## Start
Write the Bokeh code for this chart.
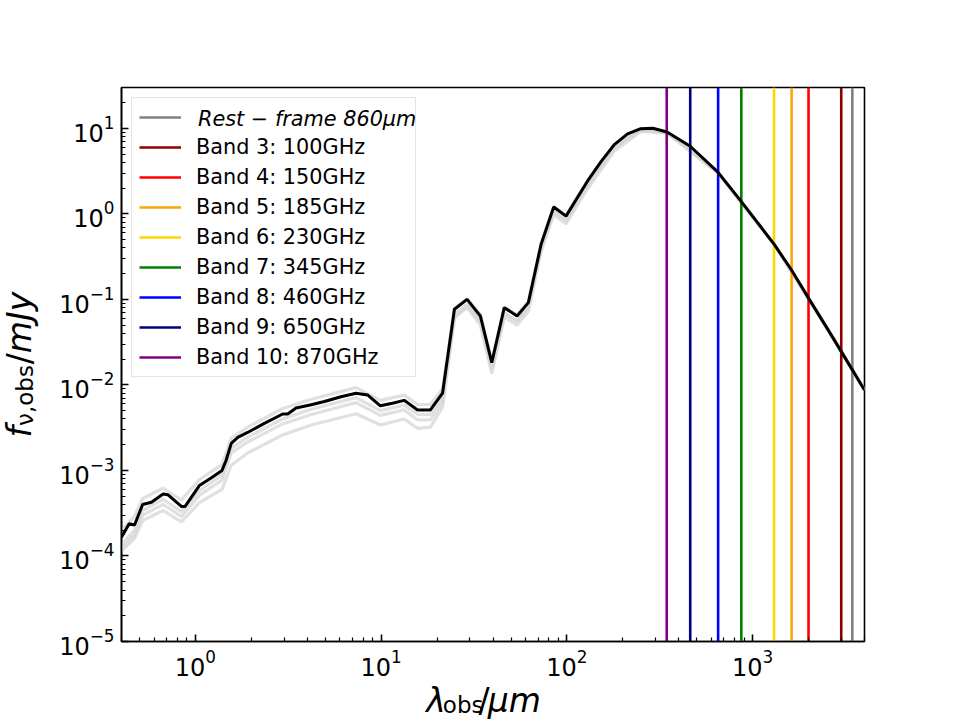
import math

from bokeh.plotting import figure
from bokeh.layouts import row, column
from bokeh.models import FixedTicker, LogTickFormatter, Legend, LegendItem, Label, Range1d
from bokeh.embed import file_html
from bokeh.resources import INLINE

# ---- best-fit SED: observed wavelength (micron) and flux density (mJy) ----
wave_um = [0.40, 0.44, 0.47, 0.52, 0.58, 0.67, 0.71, 0.84, 0.88, 1.05, 1.22, 1.39,
           1.46, 1.56, 1.69, 1.91, 2.35, 2.95, 3.14, 3.48, 4.2, 4.95, 6.08, 7.32,
           8.47, 9.9, 11.5, 13.3, 15.7, 18.4, 21.4, 24.8, 29.0, 34.2, 39.4, 46.0,
           53.9, 62.0, 72.6, 84.9, 98.9, 129, 153, 180, 212, 250, 290, 346, 461,
           648, 865, 1306, 1622, 2018, 2582, 2985, 4000]
flux_mjy = [1.66e-4, 2.38e-4, 2.3e-4, 4.0e-4, 4.25e-4, 5.3e-4, 5.2e-4, 3.8e-4, 3.8e-4,
            6.65e-4, 8.2e-4, 1.0e-3, 1.3e-3, 2.07e-3, 2.43e-3, 2.78e-3, 3.55e-3, 4.57e-3,
            4.57e-3, 5.36e-3, 5.86e-3, 6.4e-3, 7.26e-3, 8.0e-3, 7.6e-3, 5.7e-3, 6.1e-3,
            6.6e-3, 5.1e-3, 5.1e-3, 8.0e-3, 0.0766, 0.10, 0.064, 0.0182, 0.080, 0.064,
            0.0916, 0.44, 1.2, 0.94, 2.41, 4.1, 6.45, 8.6, 9.9, 10.0, 9.05, 6.17, 3.09,
            1.41, 0.44, 0.219, 0.10, 0.042, 0.025, 0.0087]

# ---- alternative templates drawn underneath ----
tmpl_wave_um = [0.40, 0.47, 0.52, 0.67, 0.84, 1.05, 1.39, 1.56, 1.91, 2.95, 4.2, 7.32,
                9.9, 13.3, 15.7, 18.4, 21.4, 24.8, 29.0, 34.2, 39.4, 46.0, 53.9, 62.0,
                72.6, 84.9, 98.9, 129, 180, 250, 346, 648, 1306, 2582, 4000]
tmpl_a = [2.0e-4, 2.9e-4, 4.7e-4, 6.2e-4, 4.5e-4, 7.8e-4, 1.17e-3, 2.4e-3, 3.2e-3, 5.3e-3,
          6.8e-3, 9.3e-3, 6.6e-3, 7.6e-3, 5.9e-3, 5.9e-3, 9.0e-3, 0.078, 0.102, 0.066,
          0.019, 0.082, 0.066, 0.094, 0.45, 1.22, 0.97, 2.45, 6.5, 9.9, 9.05, 3.09, 0.44,
          0.042, 0.0087]
tmpl_b = [1.35e-4, 2.0e-4, 3.4e-4, 4.6e-4, 3.3e-4, 5.8e-4, 8.8e-4, 1.8e-3, 2.45e-3, 4.0e-3,
          5.2e-3, 7.1e-3, 5.0e-3, 5.8e-3, 4.5e-3, 4.5e-3, 7.0e-3, 0.068, 0.088, 0.056,
          0.015, 0.068, 0.055, 0.080, 0.39, 1.05, 0.82, 2.1, 5.8, 9.5, 8.9, 3.05, 0.44,
          0.042, 0.0087]
tmpl_c = [1.25e-4, 1.75e-4, 3.0e-4, 4.0e-4, 2.9e-4, 5.1e-4, 7.7e-4, 1.6e-3, 2.15e-3, 3.5e-3,
          4.5e-3, 6.2e-3, 4.4e-3, 5.1e-3, 3.9e-3, 3.9e-3, 6.2e-3, 0.062, 0.080, 0.050,
          0.0135, 0.062, 0.050, 0.072, 0.36, 0.98, 0.76, 1.95, 5.4, 9.2, 8.8, 3.0, 0.44,
          0.042, 0.0087]
tmpl_d = [1.15e-4, 1.6e-4, 2.6e-4, 3.4e-4, 2.5e-4, 4.2e-4, 6.0e-4, 1.15e-3, 1.6e-3, 2.6e-3,
          3.4e-3, 4.6e-3, 3.4e-3, 4.0e-3, 3.1e-3, 3.2e-3, 5.5e-3, 0.060, 0.085, 0.055,
          0.016, 0.070, 0.056, 0.082, 0.40, 1.1, 0.86, 2.2, 6.0, 9.6, 8.95, 3.06, 0.44,
          0.042, 0.0087]

# ---- ALMA bands and the rest-frame reference wavelength ----
band_labels = ["Band 3: 100GHz", "Band 4: 150GHz", "Band 5: 185GHz", "Band 6: 230GHz",
               "Band 7: 345GHz", "Band 8: 460GHz", "Band 9: 650GHz", "Band 10: 870GHz"]
band_freq_ghz = [100, 150, 185, 230, 345, 460, 650, 870]
band_colors = ["#8b0000", "#ff0000", "#ffa500", "#ffd700", "#008000", "#0000ff",
               "#000080", "#800080"]
rest_label = "Rest \u2212 frame 860\u03bcm"
rest_wave_um = 860
redshift = 3.0
C_UM_GHZ = 299792.458  # speed of light in micron * GHz

X_MIN, X_MAX = 0.4, 4000
Y_MIN, Y_MAX = 1e-5, 30

# page layout: a title strip on the left, the plot, a title strip underneath
LEFT_W = 56
PLOT_W = 960 - LEFT_W
PLOT_H = 682
BOTTOM_H = 720 - PLOT_H

p = figure(width=PLOT_W, height=PLOT_H, x_axis_type="log", y_axis_type="log",
           x_range=Range1d(X_MIN, X_MAX), y_range=Range1d(Y_MIN, Y_MAX),
           output_backend="svg", toolbar_location=None,
           min_border_left=120 - LEFT_W, min_border_right=96, min_border_top=87,
           min_border_bottom=PLOT_H - 641)
p.xgrid.visible = False
p.ygrid.visible = False
p.outline_line_color = "black"
p.outline_line_width = 1.6
p.outline_line_alpha = 1.0
p.background_fill_color = "white"
p.border_fill_color = "white"

# log ticks: decades as majors, 2..9 within each decade as minors
x_major = [10.0 ** k for k in range(-1, 4)]
x_minor = [m * 10.0 ** k for k in range(-1, 4) for m in range(2, 10)]
y_major = [10.0 ** k for k in range(-5, 2)]
y_minor = [m * 10.0 ** k for k in range(-5, 2) for m in range(2, 10)]
p.xaxis.ticker = FixedTicker(ticks=x_major, minor_ticks=x_minor)
p.yaxis.ticker = FixedTicker(ticks=y_major, minor_ticks=y_minor)
p.xaxis.formatter = LogTickFormatter()
p.yaxis.formatter = LogTickFormatter()

for ax in (p.xaxis[0], p.yaxis[0]):
    ax.major_tick_in = 7
    ax.major_tick_out = 0
    ax.minor_tick_in = 4
    ax.minor_tick_out = 0
    ax.major_tick_line_width = 1.6
    ax.minor_tick_line_width = 1.2
    ax.major_tick_line_color = "black"
    ax.minor_tick_line_color = "black"
    ax.axis_line_width = 1.6
    ax.axis_line_color = "black"
    ax.major_label_text_font = "DejaVu Sans"
    ax.major_label_text_font_size = "24px"
    ax.major_label_text_color = "black"
    ax.major_label_standoff = 7

# template spread
for tmpl in (tmpl_a, tmpl_b, tmpl_c, tmpl_d):
    p.line(tmpl_wave_um, tmpl, line_color="#d6d6d6", line_width=3.2, line_alpha=0.75)

# band and rest-frame markers
rest_obs = rest_wave_um * (1 + redshift)
rest_r = p.segment(x0=[rest_obs], y0=[Y_MIN], x1=[rest_obs], y1=[Y_MAX],
                   line_color="#808080", line_width=2.6)
# the first row keeps its place with a blank label; its italic text sits in an overlay legend
items = [LegendItem(label="\u2003" * 10 + "\u2009", renderers=[rest_r])]
for lab, f, c in zip(band_labels, band_freq_ghz, band_colors):
    lam = C_UM_GHZ / f
    r = p.segment(x0=[lam], y0=[Y_MIN], x1=[lam], y1=[Y_MAX], line_color=c, line_width=2.6)
    items.append(LegendItem(label=lab, renderers=[r]))

# best-fit SED
p.line(wave_um, flux_mjy, line_color="black", line_width=3)

common = dict(location="top_left", label_text_font="DejaVu Sans",
              label_text_font_size="20.8px", label_text_color="black",
              glyph_width=42, glyph_height=20, label_height=20, label_standoff=15,
              spacing=6, padding=7)
legend = Legend(items=items, border_line_color="#cccccc", border_line_width=1.3,
                background_fill_color="white", background_fill_alpha=0.8, margin=10,
                **common)
p.add_layout(legend)

# overlay row carrying the italic rest-frame text (its own glyph is transparent)
ghost = p.line([rest_obs, rest_obs], [Y_MIN, Y_MIN], line_alpha=0.0)
legend_top = Legend(items=[LegendItem(label=rest_label, renderers=[ghost])],
                    label_text_font_style="italic", border_line_color=None,
                    background_fill_alpha=0.0, margin=20, **common)
p.add_layout(legend_top)


def strip(width, height, x0, x1, y0, y1):
    """Blank figure whose data coordinates are page pixels, used for the axis titles."""
    s = figure(width=width, height=height, x_range=Range1d(x0, x1), y_range=Range1d(y1, y0),
               output_backend="svg", toolbar_location=None,
               x_axis_location=None, y_axis_location=None,
               min_border_left=0, min_border_right=0, min_border_top=0, min_border_bottom=0)
    s.grid.visible = False
    s.outline_line_color = None
    s.background_fill_color = "white"
    s.border_fill_color = "white"
    return s


def piece(fig, text, x, y, size, style="normal", angle=0.0):
    fig.add_layout(Label(x=x, y=y, text=text, text_font="DejaVu Sans", text_font_size=size,
                         text_font_style=style, text_color="black", text_align="left",
                         text_baseline="alphabetic", angle=angle))


# x title: lambda_obs / mu m
xl = strip(PLOT_W, BOTTOM_H, LEFT_W, 960, PLOT_H, 720)
piece(xl, "\u03bb", 426.7, 700.0, "33px", "italic")
piece(xl, "obs", 447.0, 704.0, "23px")
piece(xl, "/", 490.5, 700.0, "33px")
piece(xl, "\u03bcm", 501.5, 700.0, "33px", "italic")

# y title: f_{nu,obs} / mJy, reading upward
yl = strip(LEFT_W, 720, 0, LEFT_W, 0, 720)
up = math.pi / 2
piece(yl, "f", 19.0, 437.0, "33px", "italic", up)
piece(yl, "\u03bd,obs", 24.0, 425.4, "23px", "normal", up)
piece(yl, "/", 19.0, 363.8, "33px", "normal", up)
piece(yl, "mJy", 19.0, 352.7, "33px", "italic", up)

page = row(yl, column(p, xl))
open("out.html", "w").write(file_html(page, INLINE))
## End
### WRITTEN EXERCISE
With all pictures left out, please transcribe exactly the lines from the start of the material through the line with "from bokeh.resources import INLINE".

### RESULT OF THE TASK
Write the Bokeh code for this chart.
import math

from bokeh.plotting import figure
from bokeh.layouts import row, column
from bokeh.models import FixedTicker, LogTickFormatter, Legend, LegendItem, Label, Range1d
from bokeh.embed import file_html
from bokeh.resources import INLINE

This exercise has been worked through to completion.